Let's not mince words. This is a pretty good list. From this page I temporarily overcame my aversion to all things from 石川県 and drank the junmai from Kagataka (加賀鷹). This seems to be very limited production - not even showing up substantively on searches of jizake proprietors, just on a few restaurant lists. I'm not trying to sound like I found some amazing thing, I'm just saying it's kinda interesting. Sake is fun to drink - like wine - and I'm never gonna get so worried about it that I go nuts when I find a rarity. Nor am I even likely to recognize a rarity when I see it.

The other half of the list is pretty good too. Together, the two pages run the gamut stylistically and regionally; pricing is fair, including the option to get 100ml of the daiginjos at an appropriate discount to the normal price for one go. From this page I stuck with the hawk theme and went for Takaisami (鷹勇), which I remembered after ordering that I had liked at Santa in Ningyocho, and liked again tonight.

Look at the funny serving style - at first I genuinely thought it was a bowl of soup, or a finger bowl for washing your hands after eating, but there's a little hole in one side and a spout, and of course it's the way they serve their sake. It's unceremonious - they don't show you the bottle or pour in front of you. Honestly, that didn't bug me so much. The counter's awful small.

OK, now that everyone's set up with drinks, let's get on to the food.
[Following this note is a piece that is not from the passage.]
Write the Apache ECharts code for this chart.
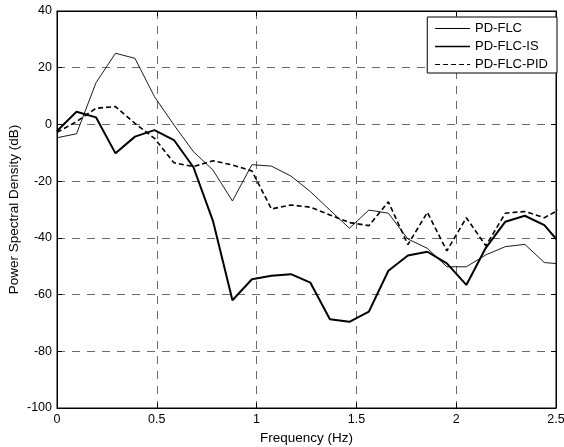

Specials on the wall in addition to the regular menu (or maybe the big banner at the top includes the regular menu too, but the handwritten version is nice. Isn:t it interesting how often prices are orange on things like that?). The smaller banner down left is the 'big plate specials', like the large platter you can see at the bottom of the photo. The coupon on Gurunabi entitles you to one serving of these banzai, but not of your choice. Last night it was the pictured dish, which was a kinpira of udo (and let me say, a pleasure to eat udo in some form other than 'sumiso' with squid and nanohana) and beef. Homey and pleasant.

Good sashimi. I sincerely hope this was not the Y2300 version of the 3-variety sashimi plate, but I bet it was. Were I to criticize this place, I'd say the servings of food are small considering the prices and atmosphere. OK, criticism done. The overall bill came out pretty well, so maybe this wasn't really that plate.
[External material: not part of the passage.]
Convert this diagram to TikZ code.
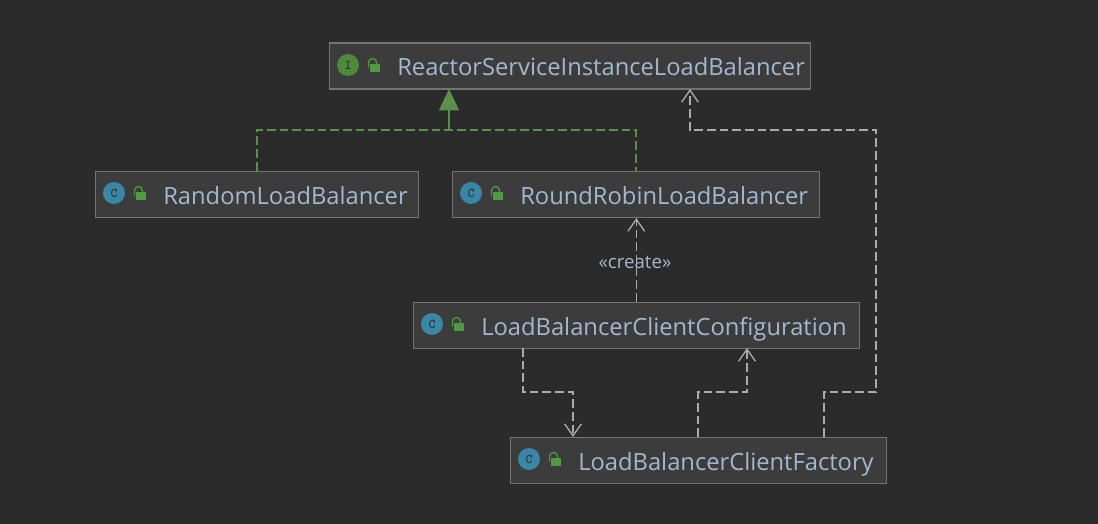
\documentclass[tikz,border=0pt]{standalone}
\usepackage{fontspec}
\setmainfont{Open Sans}
\usepackage{xcolor}
\usetikzlibrary{arrows.meta}
\definecolor{bgdark}{HTML}{2B2B2B}
\definecolor{boxfill}{HTML}{3C3C3C}
\definecolor{boxline}{HTML}{747474}
\definecolor{nametext}{HTML}{A3B8D0}
\definecolor{implgreen}{HTML}{5A8F4C}
\definecolor{lockgreen}{HTML}{4F9A42}
\definecolor{depgray}{HTML}{ABABAB}
\definecolor{classblue}{HTML}{3A86A6}
\definecolor{ifacegreen}{HTML}{4E8A3E}
\tikzset{
	classbox/.style={draw=boxline,fill=boxfill,line width=1.2pt,minimum width=#1*0.75pt,minimum height=34.5pt,inner sep=0pt,anchor=north west},
	classname/.style={text=nametext,font=\fontsize{17.8}{18}\selectfont,anchor=base west,inner sep=0pt},
	kindicon/.style={circle,fill=#1,minimum size=16.5pt,inner sep=0pt,text=black!80,font=\fontsize{10}{10}\selectfont\ttfamily\bfseries},
	dep/.style={depgray,line width=1pt,dash pattern=on 6.5pt off 3pt,-{Straight Barb[length=9pt,width=12.5pt,line width=1pt]}},
	impl/.style={implgreen,line width=1.1pt,dash pattern=on 6.5pt off 3pt},
	implhead/.style={implgreen,line width=1.1pt,-{Triangle[length=16pt,width=15pt]}},
}
\begin{document}
\begin{tikzpicture}[x=0.75pt,y=-0.75pt]
	% Background fixes the page size:
	\fill [bgdark] (0,0) rectangle (1098,524);
	% Class boxes with icon, lock and name:
	\foreach \n/\l/\t/\w/\k/\c/\s in {
		reactor/328.5/42.5/481/I/ifacegreen/ReactorServiceInstanceLoadBalancer,
		random/94.5/170.5/323/C/classblue/RandomLoadBalancer,
		roundrobin/451.5/170.5/367/C/classblue/RoundRobinLoadBalancer,
		config/412.5/301.5/446/C/classblue/LoadBalancerClientConfiguration,
		factory/509.5/436.5/376/C/classblue/LoadBalancerClientFactory}{%
		\node [classbox=\w] (\n) at (\l,\t) {};
		\node [kindicon=\c] (\n icon) at (\l+19.5,\t+22.5) {\k};
		\fill [lockgreen] (\l+41.5,\t+21.5) rectangle (\l+51.5,\t+29.5);
		\draw [lockgreen,line width=1pt] (\l+40,\t+25) -- (\l+40,\t+20) arc (180:360:4) -- (\l+48,\t+21.5);
		\node [classname] (\n name) at (\l+68.5,\t+33.5) {\s};
	}
	% Realization arrows:
	\draw [impl] (random.north) |- (roundrobin.north |- 0,130) -- (roundrobin.north);
	\coordinate (reactorin) at (449,89);
	\draw [implhead] (reactorin |- 0,130) -- (reactorin);
	% Dependencies:
	\draw [dep] (config.north) -- (config.north |- roundrobin.south);
	\coordinate (configout) at (523,348);
	\coordinate (factoryin) at (573,437);
	\coordinate (factoryout) at (698,437);
	\coordinate (configin) at (747,348);
	\coordinate (factoryup) at (824,437);
	\coordinate (reactorback) at (690,89);
	\draw [dep] (configout) -- (523,392) -- (573,392) -- (factoryin);
	\draw [dep] (factoryout) -- (698,392) -- (747,392) -- (configin);
	\draw [dep] (factoryup) -- (824,392) -- (876,392) -- (876,130) -- (690,130) -- (reactorback);
	\node [text=nametext,font=\fontsize{14}{14}\selectfont,inner sep=0pt] (createlabel) at (635,262) {«create»};
\end{tikzpicture}
\end{document}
Grilled duck with mizuna salad. Veeeeery tasty. You:ve noticed that I had some lighting issues with the photos, but we're not here to enter a photo competition, just to let you know what you'll get if you eat there.

Chicken and taranome cooked in foil. There were a bunch of interesting items like this on the menu, more than I could eat! In this case, the chicken fat melts, runs off and flavors the taranome, whose bitterness is reduced by cooking. Cool idea, easy to do at home, tasty. Small.

Madai (snapper. Should I say snapper? Or bream? Who knows.) grilled with kinome, the small and odd-tasting leaves you can kinda see on top. Nice piece of fish, grilled a little dry as Japanese cooks are wont to do, but without crisping the skin at all. Not small at all, come to think of it.

You just can't finish a meal without rice or noodles, can you? These looked a lot like Inaniwa Udon, but I'm not sure if there was any special moniker on the menu. Good way to fill in the cracks, as usual, and I like this thin style of udon much better than the thick, round, chewy kind.

You get the picture, right? A real old-line sake-drinking specialist with decent food and slightly aggressive pricing. Sitting as it does in the 'Golden Triangle' of Shinjuku Sanchome (right across from Isetan), it's actually a welcome find. That area is crowded with all sorts of stuff, but mostly casual Japanese and odd bars. You could spend a couple weeks happily lost in its weirdness, but at least you'd have something comfortable like Kanae to fall back on.

And I don't mean that in any in appropriate way, even though Kanae would be a cute girl's name. Not with this kanji though.